-------- Source data

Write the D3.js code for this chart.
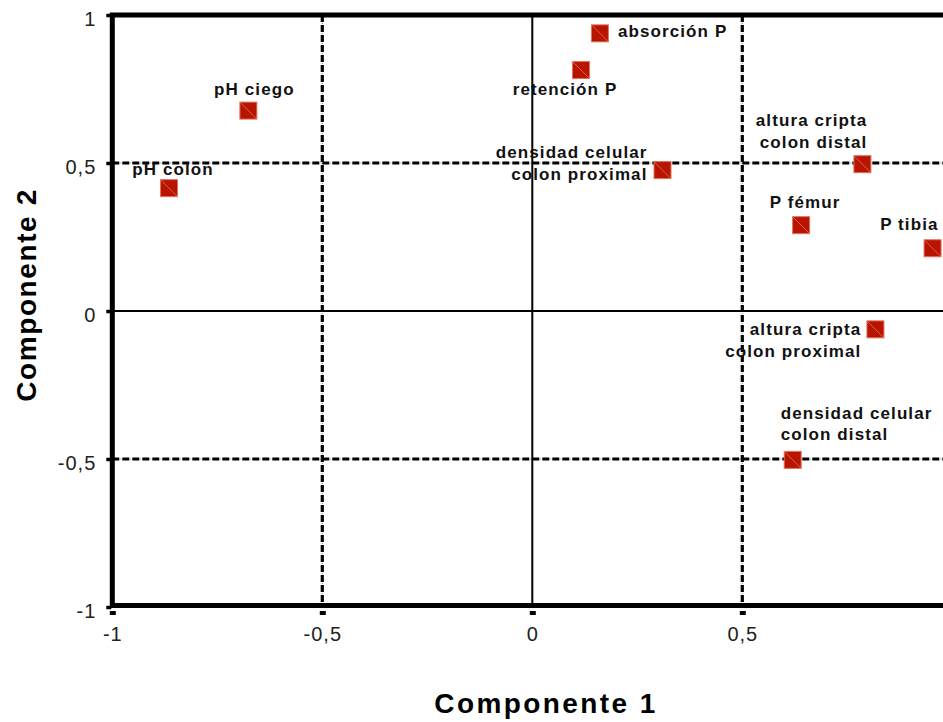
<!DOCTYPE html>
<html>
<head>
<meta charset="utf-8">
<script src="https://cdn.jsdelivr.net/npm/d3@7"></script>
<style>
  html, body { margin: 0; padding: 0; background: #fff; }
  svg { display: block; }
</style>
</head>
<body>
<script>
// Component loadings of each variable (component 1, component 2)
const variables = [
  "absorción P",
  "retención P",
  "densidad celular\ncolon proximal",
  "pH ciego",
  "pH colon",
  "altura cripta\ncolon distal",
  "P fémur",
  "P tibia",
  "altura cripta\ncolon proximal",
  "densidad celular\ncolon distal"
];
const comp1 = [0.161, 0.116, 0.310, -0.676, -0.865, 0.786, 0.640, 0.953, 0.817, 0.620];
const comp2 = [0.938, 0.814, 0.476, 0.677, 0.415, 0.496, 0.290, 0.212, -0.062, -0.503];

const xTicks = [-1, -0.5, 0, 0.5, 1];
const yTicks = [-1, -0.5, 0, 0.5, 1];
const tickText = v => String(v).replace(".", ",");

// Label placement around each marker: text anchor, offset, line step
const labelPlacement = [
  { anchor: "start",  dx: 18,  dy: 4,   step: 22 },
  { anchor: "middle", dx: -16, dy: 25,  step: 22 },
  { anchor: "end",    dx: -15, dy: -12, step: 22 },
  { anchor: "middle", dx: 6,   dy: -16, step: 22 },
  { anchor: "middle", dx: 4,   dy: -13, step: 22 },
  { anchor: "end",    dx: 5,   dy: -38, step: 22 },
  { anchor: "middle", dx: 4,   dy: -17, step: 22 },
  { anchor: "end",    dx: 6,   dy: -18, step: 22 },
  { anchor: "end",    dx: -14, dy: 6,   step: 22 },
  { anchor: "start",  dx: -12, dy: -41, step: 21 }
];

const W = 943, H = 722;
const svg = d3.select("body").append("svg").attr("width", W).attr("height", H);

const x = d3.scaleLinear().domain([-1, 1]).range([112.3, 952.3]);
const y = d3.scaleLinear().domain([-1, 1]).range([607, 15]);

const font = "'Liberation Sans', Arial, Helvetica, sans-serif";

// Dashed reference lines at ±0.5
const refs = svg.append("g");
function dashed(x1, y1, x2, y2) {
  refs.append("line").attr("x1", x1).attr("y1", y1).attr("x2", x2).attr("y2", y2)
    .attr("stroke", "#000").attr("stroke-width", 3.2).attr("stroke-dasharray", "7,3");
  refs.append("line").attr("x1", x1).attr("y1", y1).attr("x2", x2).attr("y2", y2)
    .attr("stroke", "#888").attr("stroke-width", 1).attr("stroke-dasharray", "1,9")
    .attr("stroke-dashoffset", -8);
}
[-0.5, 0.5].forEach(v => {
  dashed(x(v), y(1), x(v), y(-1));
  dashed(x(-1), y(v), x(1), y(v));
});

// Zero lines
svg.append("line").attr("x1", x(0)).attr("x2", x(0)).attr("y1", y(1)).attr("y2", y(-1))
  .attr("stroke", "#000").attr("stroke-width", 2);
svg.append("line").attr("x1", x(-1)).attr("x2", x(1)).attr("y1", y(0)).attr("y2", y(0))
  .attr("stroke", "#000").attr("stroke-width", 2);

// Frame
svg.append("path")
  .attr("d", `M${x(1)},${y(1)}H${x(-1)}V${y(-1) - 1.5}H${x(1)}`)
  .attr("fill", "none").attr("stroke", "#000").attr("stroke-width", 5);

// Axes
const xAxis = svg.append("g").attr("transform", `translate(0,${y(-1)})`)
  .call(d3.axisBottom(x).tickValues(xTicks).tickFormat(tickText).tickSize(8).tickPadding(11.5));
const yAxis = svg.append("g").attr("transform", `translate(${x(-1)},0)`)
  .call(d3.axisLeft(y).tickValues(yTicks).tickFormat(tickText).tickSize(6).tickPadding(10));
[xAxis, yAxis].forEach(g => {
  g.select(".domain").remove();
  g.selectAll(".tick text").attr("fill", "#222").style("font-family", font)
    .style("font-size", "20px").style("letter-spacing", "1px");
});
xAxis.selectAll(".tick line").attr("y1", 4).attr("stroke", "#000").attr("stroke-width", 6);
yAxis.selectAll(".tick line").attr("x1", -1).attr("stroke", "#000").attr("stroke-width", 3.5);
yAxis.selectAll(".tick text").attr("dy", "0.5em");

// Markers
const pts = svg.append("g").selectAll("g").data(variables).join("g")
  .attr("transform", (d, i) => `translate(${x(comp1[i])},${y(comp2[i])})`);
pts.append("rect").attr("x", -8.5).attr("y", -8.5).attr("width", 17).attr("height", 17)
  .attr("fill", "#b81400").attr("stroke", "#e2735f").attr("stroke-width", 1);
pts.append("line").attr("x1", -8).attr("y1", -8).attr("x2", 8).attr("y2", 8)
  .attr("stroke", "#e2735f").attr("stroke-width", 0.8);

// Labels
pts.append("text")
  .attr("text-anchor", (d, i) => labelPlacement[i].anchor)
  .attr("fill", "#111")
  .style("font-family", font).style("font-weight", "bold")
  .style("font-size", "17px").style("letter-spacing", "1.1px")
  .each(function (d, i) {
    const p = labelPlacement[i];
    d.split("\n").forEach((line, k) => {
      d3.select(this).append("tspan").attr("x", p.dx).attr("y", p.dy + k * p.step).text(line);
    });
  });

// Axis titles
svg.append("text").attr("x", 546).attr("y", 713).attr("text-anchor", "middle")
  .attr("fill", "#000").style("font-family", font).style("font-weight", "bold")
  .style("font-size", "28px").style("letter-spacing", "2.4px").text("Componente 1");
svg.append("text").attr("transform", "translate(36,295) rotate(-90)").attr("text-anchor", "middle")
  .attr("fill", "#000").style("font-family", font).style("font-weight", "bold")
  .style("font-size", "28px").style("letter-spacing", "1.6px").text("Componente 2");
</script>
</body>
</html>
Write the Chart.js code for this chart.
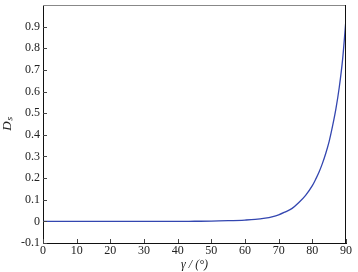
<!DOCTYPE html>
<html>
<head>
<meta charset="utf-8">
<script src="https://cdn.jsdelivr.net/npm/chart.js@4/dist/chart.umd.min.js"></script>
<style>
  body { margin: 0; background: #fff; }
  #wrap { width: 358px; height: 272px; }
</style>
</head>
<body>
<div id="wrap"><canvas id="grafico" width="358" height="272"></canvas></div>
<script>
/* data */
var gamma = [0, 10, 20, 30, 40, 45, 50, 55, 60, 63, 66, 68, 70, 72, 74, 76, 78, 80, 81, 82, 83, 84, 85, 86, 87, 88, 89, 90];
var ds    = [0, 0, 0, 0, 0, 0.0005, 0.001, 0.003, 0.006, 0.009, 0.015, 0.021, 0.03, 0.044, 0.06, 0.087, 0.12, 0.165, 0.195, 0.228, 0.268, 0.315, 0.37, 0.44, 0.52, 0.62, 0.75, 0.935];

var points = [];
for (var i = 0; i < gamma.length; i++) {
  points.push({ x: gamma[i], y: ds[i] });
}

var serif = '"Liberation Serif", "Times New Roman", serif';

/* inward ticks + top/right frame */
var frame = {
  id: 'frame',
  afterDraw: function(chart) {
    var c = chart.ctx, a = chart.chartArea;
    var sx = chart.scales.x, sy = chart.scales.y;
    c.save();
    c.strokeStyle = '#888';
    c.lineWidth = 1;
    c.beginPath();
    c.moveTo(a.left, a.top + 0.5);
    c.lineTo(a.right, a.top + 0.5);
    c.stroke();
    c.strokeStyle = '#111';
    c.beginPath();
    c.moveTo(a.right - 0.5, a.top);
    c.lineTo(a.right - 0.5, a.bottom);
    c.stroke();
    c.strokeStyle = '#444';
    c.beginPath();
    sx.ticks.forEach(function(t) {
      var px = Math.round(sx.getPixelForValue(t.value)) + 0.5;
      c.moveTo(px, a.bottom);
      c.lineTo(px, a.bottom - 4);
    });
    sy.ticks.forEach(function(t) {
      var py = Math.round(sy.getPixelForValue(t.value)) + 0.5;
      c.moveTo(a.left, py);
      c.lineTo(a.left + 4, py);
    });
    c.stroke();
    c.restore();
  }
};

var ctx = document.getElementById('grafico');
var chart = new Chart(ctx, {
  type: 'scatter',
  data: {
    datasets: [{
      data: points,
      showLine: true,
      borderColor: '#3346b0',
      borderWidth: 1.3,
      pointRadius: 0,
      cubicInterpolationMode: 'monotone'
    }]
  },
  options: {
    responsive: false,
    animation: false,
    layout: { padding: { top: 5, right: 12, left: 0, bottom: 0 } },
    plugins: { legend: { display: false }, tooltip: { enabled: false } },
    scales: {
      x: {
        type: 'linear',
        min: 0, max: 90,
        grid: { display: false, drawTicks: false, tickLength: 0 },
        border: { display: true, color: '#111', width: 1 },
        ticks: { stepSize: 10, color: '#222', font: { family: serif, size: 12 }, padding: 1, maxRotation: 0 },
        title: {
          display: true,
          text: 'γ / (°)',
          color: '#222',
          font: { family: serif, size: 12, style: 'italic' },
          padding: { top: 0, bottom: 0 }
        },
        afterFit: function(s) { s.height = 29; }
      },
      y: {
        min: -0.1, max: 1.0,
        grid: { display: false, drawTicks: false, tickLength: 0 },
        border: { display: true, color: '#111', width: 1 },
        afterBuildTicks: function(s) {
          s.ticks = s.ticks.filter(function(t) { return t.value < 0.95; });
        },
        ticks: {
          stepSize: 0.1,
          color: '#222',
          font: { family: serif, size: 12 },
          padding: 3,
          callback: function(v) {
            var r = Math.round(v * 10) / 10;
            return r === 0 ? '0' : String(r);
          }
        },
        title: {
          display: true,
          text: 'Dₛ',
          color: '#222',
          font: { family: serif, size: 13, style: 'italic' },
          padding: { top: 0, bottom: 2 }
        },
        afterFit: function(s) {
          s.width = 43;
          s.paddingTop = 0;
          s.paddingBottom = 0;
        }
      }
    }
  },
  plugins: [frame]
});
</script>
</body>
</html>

----------------

» Work required:
Begin with the first line of the records and repeat every line up to the one with "const tickText = v", counting that line too. Pictures are not part of the copy.

» Solution to this task:
Write the D3.js code for this chart.
<!DOCTYPE html>
<html>
<head>
<meta charset="utf-8">
<script src="https://cdn.jsdelivr.net/npm/d3@7"></script>
<style>
  html, body { margin: 0; padding: 0; background: #fff; }
  svg { display: block; }
</style>
</head>
<body>
<script>
// Component loadings of each variable (component 1, component 2)
const variables = [
  "absorción P",
  "retención P",
  "densidad celular\ncolon proximal",
  "pH ciego",
  "pH colon",
  "altura cripta\ncolon distal",
  "P fémur",
  "P tibia",
  "altura cripta\ncolon proximal",
  "densidad celular\ncolon distal"
];
const comp1 = [0.161, 0.116, 0.310, -0.676, -0.865, 0.786, 0.640, 0.953, 0.817, 0.620];
const comp2 = [0.938, 0.814, 0.476, 0.677, 0.415, 0.496, 0.290, 0.212, -0.062, -0.503];

const xTicks = [-1, -0.5, 0, 0.5, 1];
const yTicks = [-1, -0.5, 0, 0.5, 1];
const tickText = v => String(v).replace(".", ",");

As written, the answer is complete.